Task to carry out => Every line of the data that contains the string "chart" must be copied.
-- Information supplied start --
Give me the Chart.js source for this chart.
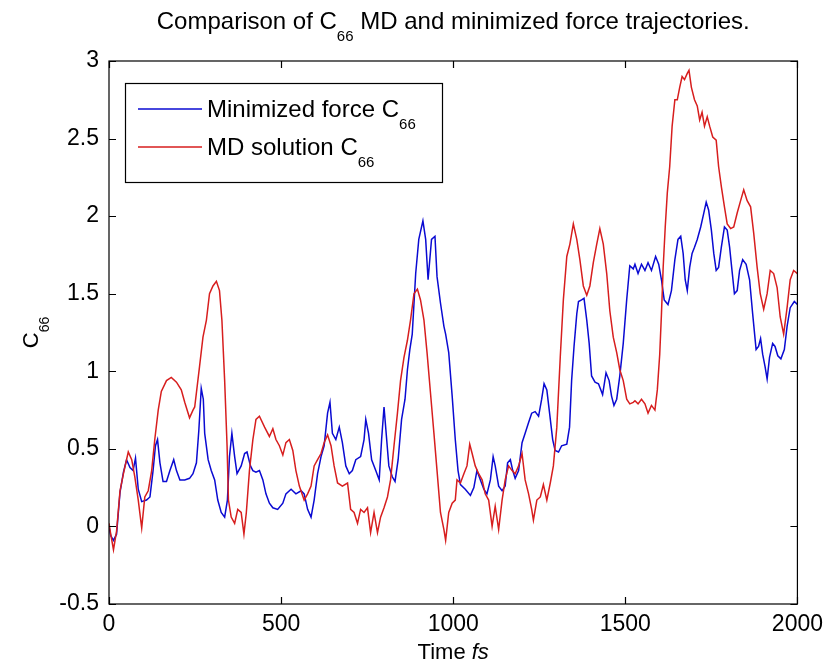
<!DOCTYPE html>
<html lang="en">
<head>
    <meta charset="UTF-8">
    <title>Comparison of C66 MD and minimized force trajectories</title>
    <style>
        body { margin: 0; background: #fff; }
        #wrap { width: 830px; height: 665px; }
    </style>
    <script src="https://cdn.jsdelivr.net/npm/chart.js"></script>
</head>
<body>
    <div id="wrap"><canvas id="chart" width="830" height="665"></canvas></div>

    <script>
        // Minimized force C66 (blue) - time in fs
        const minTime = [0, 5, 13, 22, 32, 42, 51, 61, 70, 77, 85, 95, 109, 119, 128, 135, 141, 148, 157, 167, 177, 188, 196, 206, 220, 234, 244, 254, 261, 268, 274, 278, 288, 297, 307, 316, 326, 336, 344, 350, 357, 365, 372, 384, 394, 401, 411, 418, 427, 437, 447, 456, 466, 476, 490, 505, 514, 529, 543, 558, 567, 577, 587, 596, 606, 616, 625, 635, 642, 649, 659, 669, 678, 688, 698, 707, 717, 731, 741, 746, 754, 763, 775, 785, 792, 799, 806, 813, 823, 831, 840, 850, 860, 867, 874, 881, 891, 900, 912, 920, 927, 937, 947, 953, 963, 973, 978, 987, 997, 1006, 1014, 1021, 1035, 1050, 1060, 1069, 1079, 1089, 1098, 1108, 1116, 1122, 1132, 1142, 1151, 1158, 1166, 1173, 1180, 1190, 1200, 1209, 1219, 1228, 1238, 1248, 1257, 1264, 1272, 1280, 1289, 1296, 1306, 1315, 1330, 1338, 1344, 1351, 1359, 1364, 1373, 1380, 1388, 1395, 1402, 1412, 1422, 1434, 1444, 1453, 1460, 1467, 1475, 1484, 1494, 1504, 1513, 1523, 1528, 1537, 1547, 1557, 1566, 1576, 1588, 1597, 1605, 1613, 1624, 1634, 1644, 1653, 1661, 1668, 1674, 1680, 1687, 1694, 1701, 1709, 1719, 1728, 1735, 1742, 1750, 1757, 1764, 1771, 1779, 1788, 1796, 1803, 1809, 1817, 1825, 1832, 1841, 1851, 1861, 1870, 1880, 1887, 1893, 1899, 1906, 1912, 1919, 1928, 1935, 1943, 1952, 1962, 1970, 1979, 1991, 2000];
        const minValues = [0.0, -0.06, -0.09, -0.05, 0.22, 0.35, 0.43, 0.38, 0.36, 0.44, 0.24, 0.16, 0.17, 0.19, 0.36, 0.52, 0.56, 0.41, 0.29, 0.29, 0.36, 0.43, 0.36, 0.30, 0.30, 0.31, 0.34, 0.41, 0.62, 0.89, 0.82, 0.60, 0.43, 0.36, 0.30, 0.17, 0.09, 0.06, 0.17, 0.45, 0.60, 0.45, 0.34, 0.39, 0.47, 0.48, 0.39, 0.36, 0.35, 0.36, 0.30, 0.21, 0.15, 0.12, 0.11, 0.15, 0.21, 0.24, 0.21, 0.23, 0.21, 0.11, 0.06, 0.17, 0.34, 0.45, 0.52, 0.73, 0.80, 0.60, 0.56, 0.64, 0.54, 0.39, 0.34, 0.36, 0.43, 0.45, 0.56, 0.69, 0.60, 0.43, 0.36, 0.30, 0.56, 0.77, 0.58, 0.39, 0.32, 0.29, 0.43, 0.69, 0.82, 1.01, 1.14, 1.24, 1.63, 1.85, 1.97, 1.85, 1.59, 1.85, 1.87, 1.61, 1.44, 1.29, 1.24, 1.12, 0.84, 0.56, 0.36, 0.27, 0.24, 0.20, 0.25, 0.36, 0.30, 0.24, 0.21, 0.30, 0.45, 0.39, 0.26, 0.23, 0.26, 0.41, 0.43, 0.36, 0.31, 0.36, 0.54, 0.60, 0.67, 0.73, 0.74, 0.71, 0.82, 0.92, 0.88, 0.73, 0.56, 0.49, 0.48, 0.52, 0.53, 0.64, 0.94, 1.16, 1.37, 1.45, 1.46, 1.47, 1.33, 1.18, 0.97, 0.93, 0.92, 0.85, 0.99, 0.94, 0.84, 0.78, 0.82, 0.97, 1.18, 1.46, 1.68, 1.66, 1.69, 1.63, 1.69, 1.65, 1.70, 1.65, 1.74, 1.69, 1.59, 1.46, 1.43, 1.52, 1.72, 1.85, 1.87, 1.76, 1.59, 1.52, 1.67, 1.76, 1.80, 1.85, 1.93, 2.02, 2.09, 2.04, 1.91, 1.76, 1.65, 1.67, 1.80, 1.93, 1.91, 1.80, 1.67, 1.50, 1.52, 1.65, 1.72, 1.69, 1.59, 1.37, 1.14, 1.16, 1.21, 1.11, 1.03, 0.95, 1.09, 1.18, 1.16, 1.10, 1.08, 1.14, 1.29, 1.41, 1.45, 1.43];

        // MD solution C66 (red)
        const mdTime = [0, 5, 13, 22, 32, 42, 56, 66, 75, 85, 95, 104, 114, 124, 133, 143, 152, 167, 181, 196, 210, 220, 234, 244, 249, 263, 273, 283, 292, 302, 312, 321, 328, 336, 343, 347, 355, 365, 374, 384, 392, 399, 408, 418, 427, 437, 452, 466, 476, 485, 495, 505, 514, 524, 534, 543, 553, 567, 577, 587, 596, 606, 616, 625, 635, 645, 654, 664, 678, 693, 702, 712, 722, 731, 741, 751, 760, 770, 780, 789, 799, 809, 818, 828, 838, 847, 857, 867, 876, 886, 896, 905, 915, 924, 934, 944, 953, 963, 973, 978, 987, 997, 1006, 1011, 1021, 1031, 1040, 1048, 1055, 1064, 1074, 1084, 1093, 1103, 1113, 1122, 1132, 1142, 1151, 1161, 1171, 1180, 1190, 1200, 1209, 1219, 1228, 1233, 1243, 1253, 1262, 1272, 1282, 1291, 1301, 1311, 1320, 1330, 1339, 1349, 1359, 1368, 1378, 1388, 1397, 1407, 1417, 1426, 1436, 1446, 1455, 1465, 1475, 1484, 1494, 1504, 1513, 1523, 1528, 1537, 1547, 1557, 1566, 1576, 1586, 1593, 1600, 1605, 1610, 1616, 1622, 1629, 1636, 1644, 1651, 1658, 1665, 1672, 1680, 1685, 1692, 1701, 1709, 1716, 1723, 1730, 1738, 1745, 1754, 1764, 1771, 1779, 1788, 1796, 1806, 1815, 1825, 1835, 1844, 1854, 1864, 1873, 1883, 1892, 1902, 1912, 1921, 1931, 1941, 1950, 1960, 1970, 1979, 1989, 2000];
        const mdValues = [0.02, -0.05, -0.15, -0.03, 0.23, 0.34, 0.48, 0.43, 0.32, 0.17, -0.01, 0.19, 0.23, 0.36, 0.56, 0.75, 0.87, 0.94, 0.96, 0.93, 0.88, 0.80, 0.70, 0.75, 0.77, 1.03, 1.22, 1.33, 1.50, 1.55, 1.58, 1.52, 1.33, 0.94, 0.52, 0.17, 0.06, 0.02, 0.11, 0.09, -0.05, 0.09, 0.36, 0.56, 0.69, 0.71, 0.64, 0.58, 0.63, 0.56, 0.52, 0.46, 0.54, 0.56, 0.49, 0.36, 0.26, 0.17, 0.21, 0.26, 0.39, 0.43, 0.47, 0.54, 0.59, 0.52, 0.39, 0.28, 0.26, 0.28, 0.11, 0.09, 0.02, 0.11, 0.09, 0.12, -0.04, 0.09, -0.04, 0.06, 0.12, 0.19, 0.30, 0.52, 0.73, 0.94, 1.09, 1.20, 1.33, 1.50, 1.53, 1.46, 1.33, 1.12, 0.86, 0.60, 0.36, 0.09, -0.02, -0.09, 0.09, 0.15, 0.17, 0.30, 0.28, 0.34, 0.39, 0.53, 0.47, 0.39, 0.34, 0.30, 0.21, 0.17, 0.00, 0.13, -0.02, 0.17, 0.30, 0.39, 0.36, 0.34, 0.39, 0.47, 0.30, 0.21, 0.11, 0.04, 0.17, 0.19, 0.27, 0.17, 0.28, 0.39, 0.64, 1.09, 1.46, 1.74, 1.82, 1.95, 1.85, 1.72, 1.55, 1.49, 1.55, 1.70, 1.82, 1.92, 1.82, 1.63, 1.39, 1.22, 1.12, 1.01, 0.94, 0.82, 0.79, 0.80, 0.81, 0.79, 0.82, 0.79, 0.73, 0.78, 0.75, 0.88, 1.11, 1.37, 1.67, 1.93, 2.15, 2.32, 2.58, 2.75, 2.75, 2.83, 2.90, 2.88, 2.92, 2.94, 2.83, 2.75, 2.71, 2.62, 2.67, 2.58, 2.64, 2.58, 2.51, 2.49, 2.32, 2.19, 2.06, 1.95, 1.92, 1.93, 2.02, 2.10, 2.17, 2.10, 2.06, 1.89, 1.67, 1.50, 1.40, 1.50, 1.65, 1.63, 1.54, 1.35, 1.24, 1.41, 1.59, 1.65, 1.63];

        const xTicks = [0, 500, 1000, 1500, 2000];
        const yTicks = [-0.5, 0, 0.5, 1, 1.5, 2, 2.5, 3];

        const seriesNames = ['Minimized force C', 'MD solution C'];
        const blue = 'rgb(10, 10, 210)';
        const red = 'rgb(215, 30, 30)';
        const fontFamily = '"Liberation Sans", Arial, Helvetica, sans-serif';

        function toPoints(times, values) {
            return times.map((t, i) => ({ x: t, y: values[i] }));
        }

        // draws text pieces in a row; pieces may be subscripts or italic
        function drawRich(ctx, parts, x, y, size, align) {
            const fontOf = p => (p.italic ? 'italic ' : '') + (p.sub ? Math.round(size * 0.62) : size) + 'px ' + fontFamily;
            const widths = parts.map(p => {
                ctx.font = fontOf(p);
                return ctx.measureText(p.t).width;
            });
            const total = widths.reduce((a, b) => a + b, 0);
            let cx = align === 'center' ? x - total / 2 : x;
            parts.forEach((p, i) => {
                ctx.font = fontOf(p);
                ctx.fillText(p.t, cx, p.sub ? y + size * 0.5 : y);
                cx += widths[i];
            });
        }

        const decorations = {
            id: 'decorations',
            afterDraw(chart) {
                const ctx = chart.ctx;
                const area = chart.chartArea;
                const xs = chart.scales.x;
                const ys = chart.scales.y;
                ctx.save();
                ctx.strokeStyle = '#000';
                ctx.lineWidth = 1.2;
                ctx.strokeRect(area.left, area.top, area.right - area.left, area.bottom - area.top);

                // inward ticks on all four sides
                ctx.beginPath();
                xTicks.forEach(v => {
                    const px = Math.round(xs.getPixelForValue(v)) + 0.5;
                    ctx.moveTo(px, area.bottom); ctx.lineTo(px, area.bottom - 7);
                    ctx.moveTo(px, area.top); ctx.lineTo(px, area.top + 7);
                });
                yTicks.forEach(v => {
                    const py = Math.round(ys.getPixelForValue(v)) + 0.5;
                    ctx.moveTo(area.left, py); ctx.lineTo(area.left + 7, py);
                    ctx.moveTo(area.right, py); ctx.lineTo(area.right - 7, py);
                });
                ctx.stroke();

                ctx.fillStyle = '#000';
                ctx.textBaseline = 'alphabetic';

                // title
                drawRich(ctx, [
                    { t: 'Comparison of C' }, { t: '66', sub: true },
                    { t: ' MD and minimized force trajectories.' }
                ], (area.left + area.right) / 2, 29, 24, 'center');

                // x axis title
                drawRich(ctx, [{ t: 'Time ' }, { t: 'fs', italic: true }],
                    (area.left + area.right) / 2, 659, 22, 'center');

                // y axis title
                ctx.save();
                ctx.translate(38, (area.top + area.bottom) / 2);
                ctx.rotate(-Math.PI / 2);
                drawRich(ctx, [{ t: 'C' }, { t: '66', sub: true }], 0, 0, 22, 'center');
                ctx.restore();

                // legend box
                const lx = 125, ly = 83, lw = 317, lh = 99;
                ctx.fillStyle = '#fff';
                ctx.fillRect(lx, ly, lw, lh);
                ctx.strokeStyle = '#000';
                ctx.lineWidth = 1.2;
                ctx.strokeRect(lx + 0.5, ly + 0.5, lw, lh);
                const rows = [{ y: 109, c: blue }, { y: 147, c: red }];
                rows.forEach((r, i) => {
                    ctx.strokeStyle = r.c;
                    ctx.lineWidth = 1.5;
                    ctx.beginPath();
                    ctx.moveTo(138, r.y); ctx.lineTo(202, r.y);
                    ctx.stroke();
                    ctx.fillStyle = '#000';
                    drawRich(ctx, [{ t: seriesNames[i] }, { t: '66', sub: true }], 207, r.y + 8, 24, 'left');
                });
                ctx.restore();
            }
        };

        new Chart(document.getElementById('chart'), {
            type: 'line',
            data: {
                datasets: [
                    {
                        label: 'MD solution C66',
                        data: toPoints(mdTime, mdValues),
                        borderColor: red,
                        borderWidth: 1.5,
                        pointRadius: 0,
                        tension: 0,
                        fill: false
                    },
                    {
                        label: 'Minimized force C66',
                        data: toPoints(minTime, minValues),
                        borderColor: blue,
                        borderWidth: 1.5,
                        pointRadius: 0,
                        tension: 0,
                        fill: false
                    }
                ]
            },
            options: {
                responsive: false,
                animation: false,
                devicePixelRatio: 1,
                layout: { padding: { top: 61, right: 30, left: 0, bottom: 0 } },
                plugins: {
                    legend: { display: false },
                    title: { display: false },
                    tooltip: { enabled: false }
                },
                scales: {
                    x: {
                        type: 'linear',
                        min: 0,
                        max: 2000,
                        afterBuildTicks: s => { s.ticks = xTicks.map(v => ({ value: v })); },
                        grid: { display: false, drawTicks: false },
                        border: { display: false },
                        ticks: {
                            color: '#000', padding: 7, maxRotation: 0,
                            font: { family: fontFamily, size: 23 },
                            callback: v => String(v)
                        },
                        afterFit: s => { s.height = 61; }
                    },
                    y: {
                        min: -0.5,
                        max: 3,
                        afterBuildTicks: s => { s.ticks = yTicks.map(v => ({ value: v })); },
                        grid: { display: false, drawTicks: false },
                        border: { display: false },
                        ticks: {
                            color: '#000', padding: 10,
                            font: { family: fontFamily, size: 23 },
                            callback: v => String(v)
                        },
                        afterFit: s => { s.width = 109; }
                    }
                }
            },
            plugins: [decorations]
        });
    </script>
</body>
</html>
-- Information supplied end --
Exercise solution =>
Give me the Chart.js source for this chart.
    <script src="https://cdn.jsdelivr.net/npm/chart.js"></script>
    <div id="wrap"><canvas id="chart" width="830" height="665"></canvas></div>
            afterDraw(chart) {
                const ctx = chart.ctx;
                const area = chart.chartArea;
                const xs = chart.scales.x;
                const ys = chart.scales.y;
        new Chart(document.getElementById('chart'), {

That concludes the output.